- WRITTEN REQUEST
Transcribe the material verbatim in full; the pictures do not belong in the copy.

- GIVEN INFORMATION
-- start --

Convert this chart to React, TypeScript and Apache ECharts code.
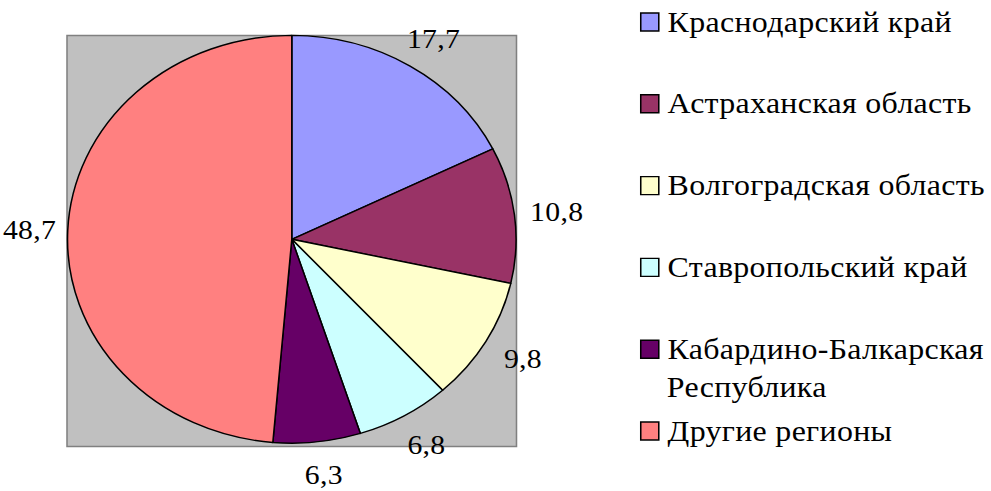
import React, { useEffect, useRef } from "react";
import * as echarts from "echarts";

const categories = [
  "Краснодарский край",
  "Астраханская область",
  "Волгоградская область",
  "Ставропольский край",
  "Кабардино-Балкарская Республика",
  "Другие регионы",
];
const values = [17.7, 10.8, 9.8, 6.8, 6.3, 48.7];
const colors = ["#9999FF", "#993366", "#FFFFCC", "#CCFFFF", "#660066", "#FF8080"];

const FONT = "Liberation Serif";
// the reference picture is stretched horizontally; reproduce with a CSS scaleX
const SX = 1.1;
const W = 991, H = 491;

export default function App() {
  const ref = useRef<HTMLDivElement>(null);

  useEffect(() => {
    document.body.style.margin = "0";
    if (!ref.current) return;
    const chart = echarts.init(ref.current, undefined, { renderer: "svg" });

    const total = values.reduce((a, b) => a + b, 0);
    const starts = values.map((_, i) => values.slice(0, i).reduce((a, b) => a + b, 0));

    // layout (unscaled coordinates)
    const CX = 291.8 / SX, CY = 239.3, R = 203.9;
    const LABEL_FX = 1.18, LABEL_FY = 1.16;
    const legendLeft = 581.8;
    const iconCenter = (i: number) => 22.5 + i * 81.8;

    const series = categories.map((name, i) => ({
      type: "custom",
      name,
      coordinateSystem: "none",
      itemStyle: { color: colors[i] },
      data: [[values[i], starts[i]]],
      renderItem: (params: any, api: any) => {
        const v = api.value(0) as number;
        const s = api.value(1) as number;
        const a0 = (s / total) * 2 * Math.PI;
        const a1 = ((s + v) / total) * 2 * Math.PI;
        const am = (a0 + a1) / 2;
        return {
          type: "group",
          children: [
            {
              type: "sector",
              shape: {
                cx: CX,
                cy: CY,
                r0: 0,
                r: R,
                startAngle: -Math.PI / 2 + a0,
                endAngle: -Math.PI / 2 + a1,
                clockwise: true,
              },
              style: { fill: api.visual("color"), stroke: "#000", lineWidth: 1.4, lineJoin: "round" },
            },
            {
              type: "text",
              x: CX + LABEL_FX * R * Math.sin(am) + 2,
              y: CY - LABEL_FY * R * Math.cos(am) + 1,
              style: {
                text: String(v).replace(".", ","),
                fill: "#000",
                fontSize: 27,
                fontFamily: FONT,
                align: "center",
                verticalAlign: "middle",
              },
            },
          ],
        };
      },
    }));

    const legend = categories.map((name, i) => ({
      data: [name],
      left: legendLeft,
      top: iconCenter(i) - 15,
      padding: 0,
      itemWidth: 16.4,
      itemHeight: 18,
      icon: "rect",
      selectedMode: false,
      itemStyle: { borderColor: "#000", borderWidth: 1.4 },
      formatter: (n: string) => n.replace(" Республика", ""),
      textStyle: {
        fontFamily: FONT,
        fontSize: 29,
        color: "#000",
        lineHeight: 18,
        padding: [0, 0, 0, 3],
      },
    }));

    chart.setOption({
      animation: false,
      backgroundColor: "#FFFFFF",
      tooltip: { show: false },
      legend,
      graphic: [
        {
          type: "rect",
          z: -10,
          shape: { x: 67 / SX, y: 35.5, width: 449.5 / SX, height: 411 },
          style: { fill: "#C0C0C0", stroke: "#808080", lineWidth: 1.4 },
        },
        {
          type: "text",
          x: legendLeft + 16.4 + 8,
          y: iconCenter(4) + 38,
          style: {
            text: "Республика",
            fill: "#000",
            fontSize: 29,
            fontFamily: FONT,
            align: "left",
            verticalAlign: "middle",
          },
        },
      ],
      series,
    });

    return () => chart.dispose();
  }, []);

  return (
    <div style={{ width: W, height: H, overflow: "hidden", background: "#fff" }}>
      <div
        ref={ref}
        style={{
          width: W / SX,
          height: H,
          transform: `scaleX(${SX})`,
          transformOrigin: "0 0",
          letterSpacing: "0.3px",
        }}
      />
    </div>
  );
}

-- end --

- FINISHED EXERCISE
Convert this chart to React, TypeScript and Apache ECharts code.
import React, { useEffect, useRef } from "react";
import * as echarts from "echarts";

const categories = [
  "Краснодарский край",
  "Астраханская область",
  "Волгоградская область",
  "Ставропольский край",
  "Кабардино-Балкарская Республика",
  "Другие регионы",
];
const values = [17.7, 10.8, 9.8, 6.8, 6.3, 48.7];
const colors = ["#9999FF", "#993366", "#FFFFCC", "#CCFFFF", "#660066", "#FF8080"];

const FONT = "Liberation Serif";
// the reference picture is stretched horizontally; reproduce with a CSS scaleX
const SX = 1.1;
const W = 991, H = 491;

export default function App() {
  const ref = useRef<HTMLDivElement>(null);

  useEffect(() => {
    document.body.style.margin = "0";
    if (!ref.current) return;
    const chart = echarts.init(ref.current, undefined, { renderer: "svg" });

    const total = values.reduce((a, b) => a + b, 0);
    const starts = values.map((_, i) => values.slice(0, i).reduce((a, b) => a + b, 0));

    // layout (unscaled coordinates)
    const CX = 291.8 / SX, CY = 239.3, R = 203.9;
    const LABEL_FX = 1.18, LABEL_FY = 1.16;
    const legendLeft = 581.8;
    const iconCenter = (i: number) => 22.5 + i * 81.8;

    const series = categories.map((name, i) => ({
      type: "custom",
      name,
      coordinateSystem: "none",
      itemStyle: { color: colors[i] },
      data: [[values[i], starts[i]]],
      renderItem: (params: any, api: any) => {
        const v = api.value(0) as number;
        const s = api.value(1) as number;
        const a0 = (s / total) * 2 * Math.PI;
        const a1 = ((s + v) / total) * 2 * Math.PI;
        const am = (a0 + a1) / 2;
        return {
          type: "group",
          children: [
            {
              type: "sector",
              shape: {
                cx: CX,
                cy: CY,
                r0: 0,
                r: R,
                startAngle: -Math.PI / 2 + a0,
                endAngle: -Math.PI / 2 + a1,
                clockwise: true,
              },
              style: { fill: api.visual("color"), stroke: "#000", lineWidth: 1.4, lineJoin: "round" },
            },
            {
              type: "text",
              x: CX + LABEL_FX * R * Math.sin(am) + 2,
              y: CY - LABEL_FY * R * Math.cos(am) + 1,
              style: {
                text: String(v).replace(".", ","),
                fill: "#000",
                fontSize: 27,
                fontFamily: FONT,
                align: "center",
                verticalAlign: "middle",
              },
            },
          ],
        };
      },
    }));

    const legend = categories.map((name, i) => ({
      data: [name],
      left: legendLeft,
      top: iconCenter(i) - 15,
      padding: 0,
      itemWidth: 16.4,
      itemHeight: 18,
      icon: "rect",
      selectedMode: false,
      itemStyle: { borderColor: "#000", borderWidth: 1.4 },
      formatter: (n: string) => n.replace(" Республика", ""),
      textStyle: {
        fontFamily: FONT,
        fontSize: 29,
        color: "#000",
        lineHeight: 18,
        padding: [0, 0, 0, 3],
      },
    }));

    chart.setOption({
      animation: false,
      backgroundColor: "#FFFFFF",
      tooltip: { show: false },
      legend,
      graphic: [
        {
          type: "rect",
          z: -10,
          shape: { x: 67 / SX, y: 35.5, width: 449.5 / SX, height: 411 },
          style: { fill: "#C0C0C0", stroke: "#808080", lineWidth: 1.4 },
        },
        {
          type: "text",
          x: legendLeft + 16.4 + 8,
          y: iconCenter(4) + 38,
          style: {
            text: "Республика",
            fill: "#000",
            fontSize: 29,
            fontFamily: FONT,
            align: "left",
            verticalAlign: "middle",
          },
        },
      ],
      series,
    });

    return () => chart.dispose();
  }, []);

  return (
    <div style={{ width: W, height: H, overflow: "hidden", background: "#fff" }}>
      <div
        ref={ref}
        style={{
          width: W / SX,
          height: H,
          transform: `scaleX(${SX})`,
          transformOrigin: "0 0",
          letterSpacing: "0.3px",
        }}
      />
    </div>
  );
}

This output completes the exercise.